JPMorgan and Wells Fargo have announced a raise in their quarterly dividends. This move reflects that the country’s economy is growing at a steady rate. The two banks have registered earnings that have beat Wall Street expectations.
JPMorgan has announced a raise in quarterly dividend by eight cents to 38 cents a share. Wells Fargo raised the existing 22 cents payout per share to 25 cents. Fargo also announced that it has got the necessary approval to raise the dividend to 30 cents a share.
Why this sudden turnaround? It is reported that JPMorgan’s net income saw a 33% year to year jump. While analysts predicted a profit of $1.38 per share, the figure finally stood at $1.59 per share. Following this trend was Wells Fargo. The fourth largest bank reported a 22% increase in its first-quarter operations.
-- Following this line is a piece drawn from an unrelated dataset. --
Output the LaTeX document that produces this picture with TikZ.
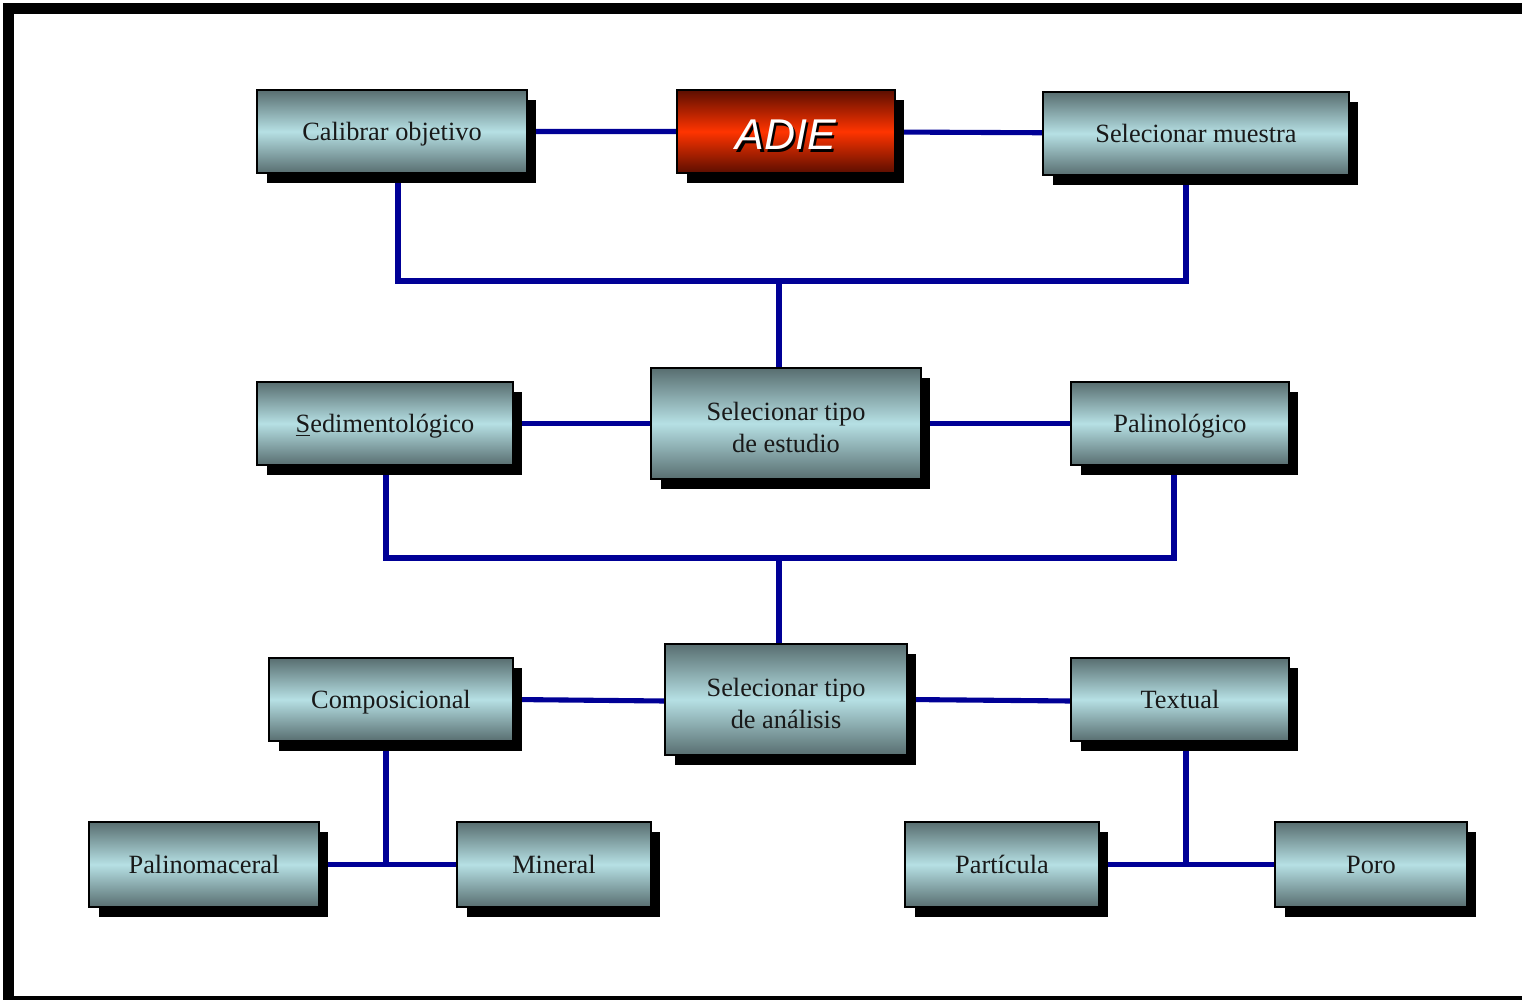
\documentclass[tikz,border=0pt]{standalone}
\usepackage{fontspec}
\setmainfont{Liberation Serif}
\newfontfamily\sansadie{Liberation Sans}
\usetikzlibrary{shadows,backgrounds}
\definecolor{grisfonce}{RGB}{88,110,112}
\definecolor{cyanclair}{RGB}{182,224,228}
\definecolor{rougefonce}{RGB}{92,14,0}
\definecolor{rougevif}{RGB}{255,52,0}
\definecolor{bleulien}{RGB}{0,0,150}
\begin{document}
\begin{tikzpicture}[x=0.02cm,y=-0.02cm]
			\tikzstyle{boite}=[draw=black,line width=0.7pt,inner sep=0pt,align=center,
				top color=grisfonce,bottom color=grisfonce,middle color=cyanclair,
				font=\fontsize{15}{18.2}\selectfont,text=black!90,
				drop shadow={opacity=1,fill=black,shadow xshift=0.19cm,shadow yshift=-0.2cm}]
			\tikzstyle{simple}=[boite,text height=12.5pt,text depth=2.5pt]
			\tikzstyle{rouge}=[boite,top color=rougefonce,bottom color=rougefonce,middle color=rougevif,
				font=\sansadie\itshape\fontsize{24.5}{28}\selectfont,text=white,
				text height=21pt,text depth=0pt]
			\tikzstyle{lien}=[draw=bleulien,line width=2.9pt]
			
			\def\HautBoite{1.66cm}
			\def\HautDouble{2.22cm}
			\def\Haut{\rule{0pt}{15pt}}
			
			\useasboundingbox (0,0) rectangle (1522,1000);
			% cadre
			\draw[line width=2.1mm] (8.5,1000) -- (8.5,8.5) -- (1522,8.5);
			\draw[line width=0.9mm] (5,998) -- (1522,998);
			
			% niveau 1
			\node[simple,minimum width=5.4cm,minimum height=\HautBoite] (Cal) at (392,131.5) {Calibrar objetivo};
			\node[rouge,minimum width=4.36cm,minimum height=\HautBoite] (ADIE) at (786,131.5)
				{\rlap{\hspace{1.3pt}\raisebox{-1.3pt}{\color{black}ADIE}}ADIE};
			\node[simple,minimum width=6.12cm,minimum height=\HautBoite] (Mue) at (1196,133.5) {Selecionar muestra};
			
			% niveau 2
			\node[simple,minimum width=5.12cm,minimum height=\HautBoite] (Sed) at (385,423.5) {\underline{S}edimentológico};
			\node[boite,minimum width=5.4cm,minimum height=\HautDouble] (Est) at (786,423.5) {\Haut Selecionar tipo\\de estudio};
			\node[simple,minimum width=4.36cm,minimum height=\HautBoite] (Pal) at (1180,423.5) {Palinológico};
			
			% niveau 3
			\node[simple,minimum width=4.88cm,minimum height=\HautBoite] (Com) at (391,699.5) {Composicional};
			\node[boite,minimum width=4.84cm,minimum height=\HautDouble] (Ana) at (786,699.5) {\Haut Selecionar tipo\\de análisis};
			\node[simple,minimum width=4.36cm,minimum height=\HautBoite] (Tex) at (1180,699.5) {Textual};
			
			% niveau 4
			\node[simple,minimum width=4.6cm,minimum height=1.7cm] (Pmc) at (204,864.5) {Palinomaceral};
			\node[simple,minimum width=3.88cm,minimum height=1.7cm] (Min) at (554,864.5) {Mineral};
			\node[simple,minimum width=3.88cm,minimum height=1.7cm] (Par) at (1002,864.5) {Partícula};
			\node[simple,minimum width=3.84cm,minimum height=1.7cm] (Por) at (1371,864.5) {Poro};
			
			% jonctions
			\coordinate (J1) at (779,281);
			\coordinate (J1g) at (398,281);
			\coordinate (J1d) at (1186,281);
			\coordinate (J2) at (779,558);
			\coordinate (J2g) at (386,558);
			\coordinate (J2d) at (1174,558);
			\coordinate (J3g) at (386,864);
			\coordinate (J3d) at (1186,864);
			
			\begin{scope}[on background layer]
				\draw[lien] (Cal) -- (ADIE) -- (Mue);
				\draw[lien] (J1g |- Cal) -- (J1g) -- (J1d) -- (J1d |- Mue);
				\draw[lien] (J1) -- (J1 |- Est.north);
				\draw[lien] (Sed) -- (Est) -- (Pal);
				\draw[lien] (J2g |- Sed) -- (J2g) -- (J2d) -- (J2d |- Pal);
				\draw[lien] (J2) -- (J2 |- Ana.north);
				\draw[lien] (Com.east) -- (Ana.west |- 0,701);
				\draw[lien] (Ana.east) -- (Tex.west |- 0,701);
				\draw[lien] (J3g |- Com) -- (J3g);
				\draw[lien] (Pmc) -- (Min);
				\draw[lien] (J3d |- Tex) -- (J3d);
				\draw[lien] (Par) -- (Por);
			\end{scope}
		\end{tikzpicture}
\end{document}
Compared to 75 cents a share last year, the bank earned 92 cents a share this quarter.
But amid the good news comes some disappointing announcements. Both banks said that loan growth was sluggish in the first quarter compared to the last quarter of 2012. Also, the banks reported that the interest rates they collect on loans from consumers and rates that they pay are narrowing down. This lead to a fall in their shares prices last week.
What do these developments talk of the country’s banking industry? These signs show that the economy is recovering. Even if loan growth across the industry is not squaring up, there is not much reason to be worried as long as consumers are confident. There has also been a reversal in the country’s housing sector as mortgage lending has jumped 37% from a year ago. Likewise, auto loans grew 10%. However, new business loans plummeted by 20%.
But the good news is that consumers are spending more and sound pessimistic.